Senate debates
Monday, 29 July 2019
Bills
Ministers of State (Checks for Security Purposes) Bill 2019; Second Reading
10:14 am
James Paterson (Victoria, Liberal Party) Share this | Hansard source
I rise also to speak on the Ministers of State (Checks for Security Purposes) Bill 2019. As the Chair of the Senate Finance and Public Administration Legislation Committee, I look forward to our forthcoming inquiries into this bill and no doubt considering the evidence and submissions we receive. Although Senator Patrick's well-known interest and concern for national security is laudable, the government does not support this bill. I will briefly outline why this morning.
The government already has extensive vetting processes in place for ministerial staff and public servants which Senator Patrick proposes be effectively extended to also include ministers. Senator Patrick's bill would require the Prime Minister, within 14 days of the appointment of a minister, to direct the Director-General of ASIO to investigate and provide a report on matters relating to security, including the personal background and circumstances of a minister. The director-general must then provide the report to the Prime Minister within 120 days, and it must be returned to ASIO upon the Prime Minister ceasing to hold that office.
The existing process for ministerial staff and public servants is comprehensive and appropriate. Depending on the level of clearance required, it can involve identity and citizenship verification, a police check, statutory declarations, referee checks, a digital footprint check, a financial history check, an ASIO assessment, a security interview and a psychological assessment. However, there are very good reasons why ministers and their staff and public servants should be treated differently when it comes to security vetting. In the Westminster system, the only qualifications for ministerial office are, first, election by the people as a member of parliament and, second, an invitation from the Prime Minister to join their ministry. Along with every other member of parliament, ministers are required to publicly declare any relevant interest that they may have which could influence them in the exercise of their duties. Ministers are also accountable to the parliament and have to front up on a regular basis to question time, estimates and other forums to be questioned on their conduct and performance in their role. Introducing a third qualification, whereby ministers would be required, in effect, to pass a bureaucratic process in order to hold office, undermines the Westminster system.
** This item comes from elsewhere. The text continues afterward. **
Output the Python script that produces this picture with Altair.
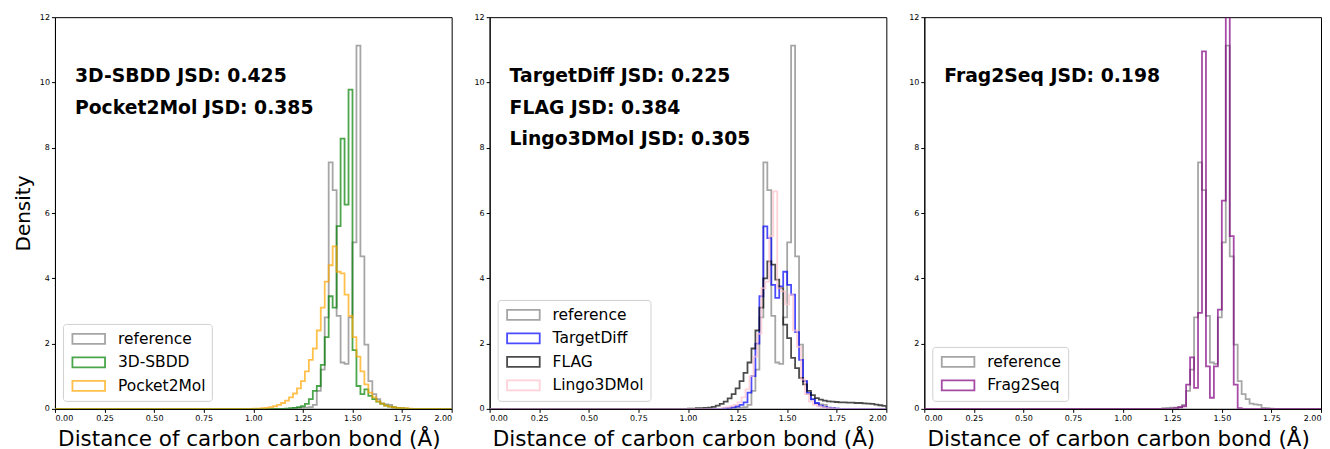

It is entirely appropriate for ministerial staff and public servants to undergo security vetting because they are entering into an employment relationship. But ministers are not employees; they are public officials. With that status comes the public scrutiny and accountability that cannot and should not be equally applied to staff or public servants. Public servants and ministerial staff do not stand for election and, therefore, do not expose themselves to the public and media scrutiny that comes with that. The burden for ensuring that ministers are qualified and appropriate for their role rightly falls squarely with the Prime Minister. Any Prime Minister knows that their appointments will be scrutinised through the democratic parliamentary and political processes that we have in place.
Of course, party leaders must exercise good judgement in choosing their frontbench teams, and I acknowledge, as Senator Patrick has pointed out, that has not always been the case. Senator Patrick raises the case of Senator Dastyari, and I was also planning to raise it in my remarks because I think it is a salutary lesson, although for different reasons than Senator Patrick does. I think it is, in the last parliament at least, the most infamous example of an inclusion of an inappropriate person in, in this case, an opposition shadow ministry. Yet, even in this instance, the best protection that our political system has against an unsuitable appointment remains public scrutiny. After adverse media coverage and parliamentary scrutiny, Senator Dastyari first stepped down from the Labor front bench in September 2016, then again stepped down from the Labor front bench in November 2017 following further revelations, and ultimately resigned from the Senate entirely in December 2017. This is a good example of how the public and parliamentary scrutiny processes that we already have in place are the best and most effective mechanism for ensuring that an unsuitable person is not appointed, in this instance, to a shadow ministry; it would equally apply had the Labor Party been successful at the last election and won government and had Senator Dastyari aspired to serve in the ministry in government.
A confidential security vetting process as proposed by Senator Patrick is no substitute for this robust process of public and parliamentary scrutiny and the Westminster principles of ministerial accountability. It is for these reasons that the government will not be supporting the bill.